US crisis sends shudders through world markets

New Zealand's sharemarket closed at a three-year low yesterday as deepening concerns over the US housing and banking crisis continued to send shudders through world markets.

At midday yesterday, the NZSX-50 index was down at 3071, having closed the day before down 41.45 at 3080.10, reflecting a worldwide downturn spurred by US banking concerns.

At 5pm, it had slid further, closing down 39.65 points at 3040.45 - a step closer to broaching the psychological 3000 barrier - and its lowest level since June 2006.

The latest concern is US mortgage giants Fannie Mae and Freddie Mac - which hold almost 50% of US mortgage debt with more than $5 trillion ($NZ6.5 trillion) exposure - which have seen share prices slashed 70% during the past year from accumulated mortgage losses in a sector facing record mortgagee sales.

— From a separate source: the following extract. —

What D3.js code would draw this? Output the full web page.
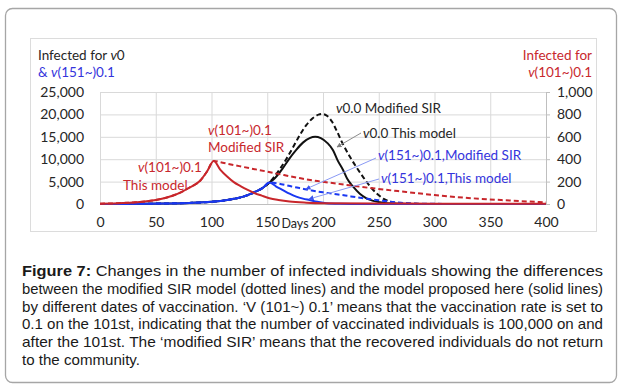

In the US yesterday, the Dow closed down 35 points, or 0.41%, at 11,055, the Nasdaq composite index was down 26.2 %, or 1.17%, at 2212 and the broader S&P500 index was 11.19 points lower, or 0.9%, at 1228.3.

Similarly, in Asia, all the major indices were down, with Singapore down 1.82%, the indices of Japan, Korea and Shanghai losing more than 2% and the Hong Kong index down 3.3%.

Australia's ASX200 index and the broader AllOrds index were down more than 2% at 5pm NZ time yesterday.

ABN Amro Craigs broker Peter McIntyre said that with the run of bad news from the US subprime mortgage debacle, global credit crunch, general downturn in equity and housing markets and US banking sector woes, investors' confidence had been severely knocked.

"With [investor] confidence at such a low ebb, it's not taking much to force [share prices] down.

"They're scared to buy because of the continual downturn," he said when contacted yesterday.

"Bear markets historically take 18 months to "play out".

In the present bear market, the key to regaining investor confidence would be the results of the forthcoming US company reporting season, he said.

The real estate and banking sectors would be the most closely scrutinised for signs of positive reports.

Earlier in the week, the Federal Reserve and US Treasury offered emergency cash to Freddie and Fannie to calm the flustered markets and investors, and extend their credit lines, at present set at $US2.5 billion each.

Propping up of the two mortgage lenders follows Friday's third-largest US bank failure when IndyMac BanK, worth an estimated $US56.3 billion, was seized by US bank regulators, following massive withdrawals of $US1.3 billion by panicked customers.

It was the fifth US bank failure this year.

While US markets initially rallied at the news of the availability of emergency cash for the Freddie and Fannie bailouts, and US Government purchase of shares, the likelihood of a diluting effect on those share prices saw a reversal of the brief rally.

ABN research yesterday concluded that, for the first half of this year, the share prices of Australia's major banks, which own New Zealand's major banks, were down around 30%.

This was caused by a spike in the wholesale funding rates, because of the credit crunch, but also because of the failure of a number of business models.

"In recent months, the share price weakness of the Australian banks appears to be driven by global sentiment and the likely impact that a slowing global economy will have on Australia and the banks," the research said.